Abrams also argued that abortion was a remedy for the inflation issue that many Americans are facing during an interview on MSNBC. She said:

Having children is why you’re worried about your price for gas. It’s why you’re concerned about how much food costs for women. This is not a reductive issue. You can’t divorce being forced to carry an unwanted pregnancy from the economic realities of having a child.

Charlie Crist, who is running to replace Florida Gov. Ron DeSantis, also touted his stance on abortion, boasting about his 100% rating from Planned Parenthood.

As I’ve argued previously, Democrats have moved from being pro-choice to pro-abortion. Most Democratic politicians are in full support of late-term abortion. But this is not in line with what most Americans believe about the procedure.

The Associated Press and the NORC Center for Public Affairs Research conducted a survey that found that 65% of respondents believe abortion should not be allowed in the second trimester. Additionally, 80% felt it should be banned during the third trimester.

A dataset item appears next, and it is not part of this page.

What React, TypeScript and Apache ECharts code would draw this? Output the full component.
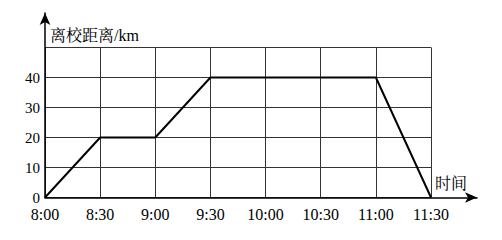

While the left has weaponized the abortion issue against Republicans, it appears it has become a two-edged sword. By using this topic, they have also exposed their own radical views related to the procedure, which might have rendered this strategy almost completely impotent. While abortion is not a top issue for voters heading into the congressional elections, it is still prevalent in the national political conversation. However, it might not be the silver bullet the left needs to diminish the shellacking they are expected to take in November.